Vielleicht können wir den Augenoptiker und Betriebswirtschaftler Dekker überreden, einen Beitrag für uns zu schreiben. Dann können Sie selbst feststellen, ob die niederländischen Augenoptiker ein Stückchen weiter sind. Weiter sind sie jedenfalls schon mit der EDV. Ungefähr sieben Zulieferer haben sich in einer virtuellen Infrastruktur zusammengeschlossen und bieten das Programm an, das in den Ergra-Läden im letzten Jahr installiert wurde. Darüber entsteht dann die Buchhaltung, es wird Glas bestellt, es werden Mailings erstellt usw. Alles funktioniert webbased. Das ist doch schon mal was!
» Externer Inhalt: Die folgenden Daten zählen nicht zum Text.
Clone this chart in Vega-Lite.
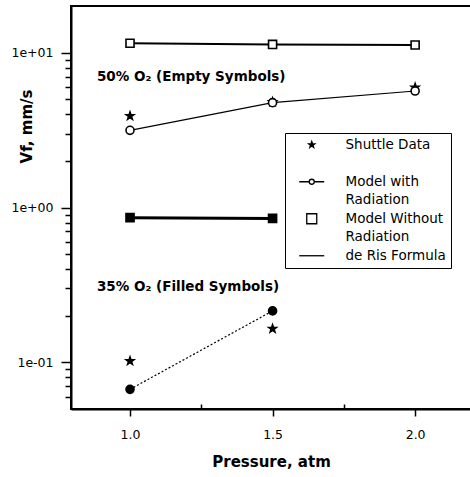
{
  "$schema": "https://vega.github.io/schema/vega-lite/v6.json",
  "width": 400,
  "height": 403,
  "autosize": {"type": "none"},
  "padding": {"left": 71, "top": 6, "right": 0, "bottom": 68},
  "background": "white",
  "config": {
    "view": {"stroke": "black", "strokeWidth": 2},
    "font": "DejaVu Sans",
    "style": {"guide-label": {"lineHeight": 18}}
  },
  "datasets": {
    "pts": [
      {"pressure": 1.0, "v": 3.9, "series": "Shuttle Data", "o2": "50%"},
      {"pressure": 1.5, "v": 4.8, "series": "Shuttle Data", "o2": "50%"},
      {"pressure": 2.0, "v": 5.95, "series": "Shuttle Data", "o2": "50%"},
      {"pressure": 1.0, "v": 0.102, "series": "Shuttle Data", "o2": "35%"},
      {"pressure": 1.5, "v": 0.165, "series": "Shuttle Data", "o2": "35%"},
      {"pressure": 1.0, "v": 3.15, "series": "Model with Radiation", "o2": "50%"},
      {"pressure": 1.5, "v": 4.75, "series": "Model with Radiation", "o2": "50%"},
      {"pressure": 2.0, "v": 5.65, "series": "Model with Radiation", "o2": "50%"},
      {"pressure": 1.0, "v": 0.067, "series": "Model with Radiation", "o2": "35%"},
      {"pressure": 1.5, "v": 0.215, "series": "Model with Radiation", "o2": "35%"},
      {"pressure": 1.0, "v": 11.5, "series": "Model Without Radiation", "o2": "50%"},
      {"pressure": 1.5, "v": 11.3, "series": "Model Without Radiation", "o2": "50%"},
      {"pressure": 2.0, "v": 11.2, "series": "Model Without Radiation", "o2": "50%"},
      {"pressure": 1.0, "v": 0.86, "series": "Model Without Radiation", "o2": "35%"},
      {"pressure": 1.5, "v": 0.85, "series": "Model Without Radiation", "o2": "35%"}
    ],
    "notes": [
      {"pressure": 0.884, "v": 7.0, "label": "50% O₂ (Empty Symbols)"},
      {"pressure": 0.884, "v": 0.305, "label": "35% O₂ (Filled Symbols)"}
    ]
  },
  "data": {"name": "pts"},
  "encoding": {
    "x": {
      "field": "pressure", "type": "quantitative",
      "scale": {"domain": [0.793, 2.196], "nice": false, "zero": false},
      "axis": {
        "title": "Pressure, atm",
        "values": [1, 1.25, 1.5, 1.75, 2],
        "labelExpr": "(datum.value == 1.25 || datum.value == 1.75) ? '' : format(datum.value, '.1f')",
        "grid": false,
        "domainColor": "black", "domainWidth": 2,
        "tickColor": "black", "tickWidth": 1.5,
        "tickSize": {"condition": {"test": "datum.value == 1.25 || datum.value == 1.75", "value": -5}, "value": 7},
        "labelPadding": 12,
        "labelFont": "DejaVu Sans", "labelFontSize": 12.5, "labelColor": "black",
        "titleFont": "DejaVu Sans", "titleFontSize": 15, "titleFontWeight": "bold", "titleColor": "black",
        "titleY": 45, "titleBaseline": "top"
      }
    },
    "y": {
      "field": "v", "type": "quantitative",
      "scale": {"type": "log", "domain": [0.05, 20], "nice": false},
      "axis": {
        "title": "Vf, mm/s",
        "values": [0.06, 0.07, 0.08, 0.09, 0.1, 0.2, 0.3, 0.4, 0.5, 0.6, 0.7, 0.8, 0.9, 1, 2, 3, 4, 5, 6, 7, 8, 9, 10],
        "labelExpr": "abs(log(datum.value)/LN10 - round(log(datum.value)/LN10)) < 0.001 ? (round(log(datum.value)/LN10) >= 0 ? '1e+0' + round(log(datum.value)/LN10) : '1e-0' + (-round(log(datum.value)/LN10))) : ''",
        "grid": false,
        "domainColor": "black", "domainWidth": 2,
        "tickColor": "black", "tickWidth": 1.5,
        "tickSize": {"condition": {"test": "abs(log(datum.value)/LN10 - round(log(datum.value)/LN10)) < 0.001", "value": 10}, "value": 6},
        "labelPadding": 8,
        "labelFont": "DejaVu Sans", "labelFontSize": 12.5, "labelColor": "black",
        "titleFont": "DejaVu Sans", "titleFontSize": 15, "titleFontWeight": "bold", "titleColor": "black",
        "titleX": -37, "titleY": 120
      }
    }
  },
  "layer": [
    {
      "transform": [{"filter": "datum.series != 'Shuttle Data' && !(datum.series == 'Model with Radiation' && datum.o2 == '35%')"}],
      "mark": {"type": "line", "color": "black"},
      "encoding": {
        "detail": [{"field": "series"}, {"field": "o2"}],
        "strokeWidth": {
          "condition": [
            {"test": "datum.series == 'Model Without Radiation' && datum.o2 == '35%'", "value": 3},
            {"test": "datum.series == 'Model Without Radiation'", "value": 2}
          ],
          "value": 1.2
        }
      }
    },
    {
      "transform": [{"filter": "datum.series == 'Model with Radiation' && datum.o2 == '35%'"}],
      "mark": {"type": "line", "color": "black", "strokeDash": [2, 2], "strokeWidth": 1.2},
      "encoding": {}
    },
    {
      "mark": {"type": "point", "filled": true, "stroke": "black", "strokeWidth": 1.6, "opacity": 1, "size": 65},
      "encoding": {
        "shape": {
          "condition": [
            {"test": "datum.series == 'Shuttle Data'", "value": "M0,-1L0.235,-0.324L0.951,-0.309L0.380,0.124L0.588,0.809L0,0.4L-0.588,0.809L-0.380,0.124L-0.951,-0.309L-0.235,-0.324Z"},
            {"test": "datum.series == 'Model with Radiation'", "value": "circle"}
          ],
          "value": "square"
        },
        "fill": {"condition": {"test": "datum.series == 'Shuttle Data' || datum.o2 == '35%'", "value": "black"}, "value": "white"}
      }
    },
    {
      "transform": [{"filter": "false"}],
      "mark": {"type": "point", "filled": false, "stroke": "black", "strokeWidth": 1.3, "opacity": 1},
      "encoding": {
        "shape": {
          "field": "series", "type": "nominal",
          "scale": {
            "domain": ["Shuttle Data", "Model with Radiation", "Model Without Radiation", "de Ris Formula"],
            "range": [
              "M0,-0.65L0.153,-0.211L0.618,-0.201L0.247,0.081L0.382,0.526L0,0.26L-0.382,0.526L-0.247,0.081L-0.618,-0.201L-0.153,-0.211ZM0,-0.33L0.078,-0.107L0.314,-0.102L0.125,0.041L0.194,0.267L0,0.132L-0.194,0.267L-0.125,0.041L-0.314,-0.102L-0.078,-0.107Z",
              "M-2.5,0H-0.5M0.5,0H2.5M0.5,0A0.5,0.5 0 1 1 -0.5,0A0.5,0.5 0 1 1 0.5,0",
              "square",
              "M-2.5,0H2.5"
            ]
          },
          "legend": {
            "orient": "none", "legendX": 214, "legendY": 127,
            "title": null,
            "strokeColor": "black", "fillColor": "white",
            "padding": 5,
            "symbolSize": 100, "symbolOffset": 15,
            "symbolStrokeColor": "black", "symbolStrokeWidth": 1.3, "symbolFillColor": "transparent",
            "labelOffset": 27, "labelFont": "DejaVu Sans", "labelFontSize": 13.5, "labelColor": "black", "labelLimit": 300,
            "rowPadding": 4,
            "labelExpr": "datum.label == 'Shuttle Data' ? ['Shuttle Data', ''] : datum.label == 'Model with Radiation' ? ['Model with', 'Radiation'] : datum.label == 'Model Without Radiation' ? ['Model Without', 'Radiation'] : datum.label"
          }
        }
      }
    },
    {
      "data": {"name": "notes"},
      "mark": {"type": "text", "align": "left", "baseline": "middle", "font": "DejaVu Sans", "fontSize": 13.5, "fontWeight": "bold", "color": "black"},
      "encoding": {"text": {"field": "label"}}
    }
  ]
}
Keine Frage ist für ihn die Berechnung seiner Dienstleistung. Im Laden hängt eine Aufstellung, was wie viel kostet. Jeder Kunde kann das einsehen und ist daran gewöhnt, für eine Dienstleistung zu zahlen. „Wenn Sie sich einen Wagen kaufen für 20.000,- Euro, kosten die Extras doch auch. Letztendlich landen Sie mit Überführungskosten, und den vielen notwendigen Extras ganz schnell bei ungefähr 30.000,- Euro. Da sagt kein Mensch was, weil er daran gewöhnt ist. Warum soll das bei der Brille anders funktionieren? Die Preise hängen hier aus, ob man im Einzelfall ganz streng alles berechnet, kann man immer noch abwägen.“ Darin sind den deutschen Augenoptikern die Niederländer wirklich voraus.